Before and after examples across different roles: Engineering: Before: 'Worked on optimizing database queries.' After: 'Optimized 15 critical database queries, reducing average response time from 800ms to 120ms and saving ₹3 lakh in monthly server costs.' Marketing: Before: 'Managed social media accounts.' After: 'Grew Instagram following from 5K to 50K in 6 months through data-driven content strategy, generating 200+ qualified leads monthly.' Finance: Before: 'Handled accounts receivable.' After: 'Managed ₹12 crore quarterly receivables portfolio, reducing DSO (Days Sales Outstanding) from 45 to 28 days.' HR: Before: 'Conducted recruitment drives.' After: 'Hired 45 engineers in Q1 2025 (against target of 35), reducing average time-to-fill from 42 to 28 days.'

What if you don't have exact numbers?
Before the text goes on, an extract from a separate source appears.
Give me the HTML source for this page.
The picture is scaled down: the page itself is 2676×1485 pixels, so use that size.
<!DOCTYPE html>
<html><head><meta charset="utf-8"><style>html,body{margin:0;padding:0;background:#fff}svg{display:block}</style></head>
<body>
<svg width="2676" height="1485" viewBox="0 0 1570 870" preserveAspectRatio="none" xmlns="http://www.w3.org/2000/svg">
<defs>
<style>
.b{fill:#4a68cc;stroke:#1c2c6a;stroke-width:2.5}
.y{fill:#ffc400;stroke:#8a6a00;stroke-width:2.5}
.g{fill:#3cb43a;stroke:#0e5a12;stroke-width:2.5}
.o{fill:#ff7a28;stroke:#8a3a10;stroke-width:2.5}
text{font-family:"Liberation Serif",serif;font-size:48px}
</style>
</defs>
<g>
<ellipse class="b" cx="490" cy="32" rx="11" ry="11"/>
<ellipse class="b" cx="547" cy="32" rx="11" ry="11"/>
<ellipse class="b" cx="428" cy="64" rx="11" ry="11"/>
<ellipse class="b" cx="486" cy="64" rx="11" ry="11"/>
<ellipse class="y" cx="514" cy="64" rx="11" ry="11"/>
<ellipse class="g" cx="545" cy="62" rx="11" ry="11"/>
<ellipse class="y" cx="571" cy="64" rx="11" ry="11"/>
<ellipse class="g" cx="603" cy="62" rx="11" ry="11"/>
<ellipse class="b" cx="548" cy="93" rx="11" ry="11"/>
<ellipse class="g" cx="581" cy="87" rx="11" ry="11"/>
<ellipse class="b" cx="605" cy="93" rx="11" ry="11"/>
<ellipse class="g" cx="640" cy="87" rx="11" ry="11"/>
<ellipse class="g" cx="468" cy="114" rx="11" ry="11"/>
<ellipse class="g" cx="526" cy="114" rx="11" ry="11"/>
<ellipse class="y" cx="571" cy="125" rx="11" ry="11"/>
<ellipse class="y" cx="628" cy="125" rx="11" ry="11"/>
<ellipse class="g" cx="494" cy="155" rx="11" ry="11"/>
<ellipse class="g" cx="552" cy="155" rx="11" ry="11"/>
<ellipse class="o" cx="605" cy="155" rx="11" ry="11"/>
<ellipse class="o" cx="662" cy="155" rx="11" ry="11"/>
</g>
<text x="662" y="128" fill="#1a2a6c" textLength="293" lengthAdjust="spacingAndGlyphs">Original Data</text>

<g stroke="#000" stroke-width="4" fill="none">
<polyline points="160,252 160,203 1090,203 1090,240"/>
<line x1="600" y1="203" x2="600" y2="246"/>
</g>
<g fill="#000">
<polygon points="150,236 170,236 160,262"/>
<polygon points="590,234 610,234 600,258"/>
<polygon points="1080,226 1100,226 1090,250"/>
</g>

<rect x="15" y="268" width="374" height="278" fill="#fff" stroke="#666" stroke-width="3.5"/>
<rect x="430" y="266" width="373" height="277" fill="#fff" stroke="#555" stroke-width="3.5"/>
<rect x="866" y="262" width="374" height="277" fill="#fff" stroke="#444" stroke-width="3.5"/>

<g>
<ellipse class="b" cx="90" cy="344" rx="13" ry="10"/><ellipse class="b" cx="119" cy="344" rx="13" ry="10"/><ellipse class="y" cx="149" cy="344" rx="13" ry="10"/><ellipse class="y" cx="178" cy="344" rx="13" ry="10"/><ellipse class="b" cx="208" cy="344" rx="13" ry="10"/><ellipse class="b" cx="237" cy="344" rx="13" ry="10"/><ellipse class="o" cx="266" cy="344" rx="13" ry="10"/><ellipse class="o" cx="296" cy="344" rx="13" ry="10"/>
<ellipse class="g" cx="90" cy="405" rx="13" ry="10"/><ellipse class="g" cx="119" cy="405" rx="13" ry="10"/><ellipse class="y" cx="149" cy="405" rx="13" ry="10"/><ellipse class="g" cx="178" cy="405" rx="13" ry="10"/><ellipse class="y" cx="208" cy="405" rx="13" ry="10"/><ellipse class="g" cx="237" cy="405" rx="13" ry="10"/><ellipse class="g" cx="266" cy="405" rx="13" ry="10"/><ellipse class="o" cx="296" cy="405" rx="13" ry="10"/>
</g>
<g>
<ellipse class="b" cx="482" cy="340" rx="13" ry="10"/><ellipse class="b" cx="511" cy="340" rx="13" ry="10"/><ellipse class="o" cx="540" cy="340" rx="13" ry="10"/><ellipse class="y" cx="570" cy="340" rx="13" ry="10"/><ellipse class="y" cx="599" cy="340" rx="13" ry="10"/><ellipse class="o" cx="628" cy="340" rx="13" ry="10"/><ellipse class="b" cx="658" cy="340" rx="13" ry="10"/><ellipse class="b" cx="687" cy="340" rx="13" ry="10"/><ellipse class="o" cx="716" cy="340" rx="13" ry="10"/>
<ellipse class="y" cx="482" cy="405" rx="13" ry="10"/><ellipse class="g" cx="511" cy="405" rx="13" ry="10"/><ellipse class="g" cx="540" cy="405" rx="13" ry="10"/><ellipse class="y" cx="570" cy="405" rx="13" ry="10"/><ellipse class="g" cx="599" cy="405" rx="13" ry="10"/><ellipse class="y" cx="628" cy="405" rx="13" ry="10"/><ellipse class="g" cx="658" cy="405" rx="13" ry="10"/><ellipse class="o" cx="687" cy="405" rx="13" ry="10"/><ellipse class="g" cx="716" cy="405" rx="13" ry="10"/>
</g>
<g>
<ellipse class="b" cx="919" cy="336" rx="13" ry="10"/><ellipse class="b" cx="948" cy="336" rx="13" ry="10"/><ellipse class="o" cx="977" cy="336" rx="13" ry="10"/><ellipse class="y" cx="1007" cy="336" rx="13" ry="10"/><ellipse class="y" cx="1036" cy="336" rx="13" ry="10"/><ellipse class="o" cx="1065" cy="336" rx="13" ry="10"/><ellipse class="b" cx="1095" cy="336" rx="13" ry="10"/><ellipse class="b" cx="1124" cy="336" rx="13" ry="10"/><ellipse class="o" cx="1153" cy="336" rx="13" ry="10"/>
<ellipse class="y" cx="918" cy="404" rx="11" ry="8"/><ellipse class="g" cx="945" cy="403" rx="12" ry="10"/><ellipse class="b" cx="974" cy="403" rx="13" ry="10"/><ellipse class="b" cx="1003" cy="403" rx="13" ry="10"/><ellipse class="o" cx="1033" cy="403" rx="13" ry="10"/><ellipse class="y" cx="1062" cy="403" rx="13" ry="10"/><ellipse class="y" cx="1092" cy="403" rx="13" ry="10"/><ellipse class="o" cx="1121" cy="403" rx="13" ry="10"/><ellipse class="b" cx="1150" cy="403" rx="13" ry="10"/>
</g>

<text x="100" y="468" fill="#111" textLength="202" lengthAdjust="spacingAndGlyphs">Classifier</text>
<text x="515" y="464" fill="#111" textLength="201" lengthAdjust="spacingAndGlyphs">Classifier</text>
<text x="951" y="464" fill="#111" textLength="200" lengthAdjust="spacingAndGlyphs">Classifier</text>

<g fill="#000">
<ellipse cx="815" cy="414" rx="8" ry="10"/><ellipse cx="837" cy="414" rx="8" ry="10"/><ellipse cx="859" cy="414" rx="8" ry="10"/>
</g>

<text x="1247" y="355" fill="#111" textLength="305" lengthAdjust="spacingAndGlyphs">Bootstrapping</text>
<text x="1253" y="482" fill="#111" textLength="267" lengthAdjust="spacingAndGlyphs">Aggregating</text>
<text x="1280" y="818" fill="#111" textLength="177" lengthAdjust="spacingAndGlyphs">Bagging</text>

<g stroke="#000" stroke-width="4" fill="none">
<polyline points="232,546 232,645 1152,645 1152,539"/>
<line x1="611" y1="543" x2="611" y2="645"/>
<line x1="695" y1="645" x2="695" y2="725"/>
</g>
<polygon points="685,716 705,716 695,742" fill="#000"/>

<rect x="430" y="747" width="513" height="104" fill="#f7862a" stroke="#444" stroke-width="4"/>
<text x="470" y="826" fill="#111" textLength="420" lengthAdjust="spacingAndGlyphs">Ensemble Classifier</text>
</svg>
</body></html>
Estimate conservatively and use approximations: 'approximately,' '~50,' '15+.' If you truly can't quantify, use qualitative impact: 'Recognized by CTO for delivering the company's first microservices migration' or 'Selected to lead the highest-priority client engagement.' But push yourself — almost every achievement can be quantified with some thought.

Key Points to Remember

  • Quantified achievements get 40% more interview callbacks
  • Use the framework: How much, How many, How fast, How often
  • Transform every bullet from task description to impact statement
  • Even estimates and approximations add credibility
  • Common metrics: revenue, cost savings, percentage improvements, time saved
  • Different roles quantify differently — find metrics relevant to your domain
  • If exact numbers unavailable, use qualitative impact statements
  • At least 50% of your experience bullets should contain numbers

Pro Tips

Keep a 'brag document' at work — log metrics and achievements weekly so they're available when you update your resume

For each bullet, imagine the recruiter asking 'so what?' — the number answers that question

Currency amounts in lakhs/crores resonate with Indian recruiters — ₹15L saved is more impactful than '$18K saved'

Even freshers can quantify: 'project served 500+ users,' 'reduced processing time by 40%,' 'team of 5 members'

Frequently Asked Questions

What if my manager doesn't share business metrics with me?
Track what you can: team productivity improvements, bug reduction rates, process efficiency gains, customer satisfaction scores, or ask your manager for relevant metrics during your review.
Is it okay to estimate numbers?
Yes, if estimates are reasonable and conservative. 'Approximately 30%' or '~₹5L' is better than no number at all. Never fabricate or wildly exaggerate — interviewers may verify.
Do numbers matter for freshers?
Absolutely. 'Built a web app serving 500+ users' and 'Achieved 92% model accuracy' are powerful even for academic projects.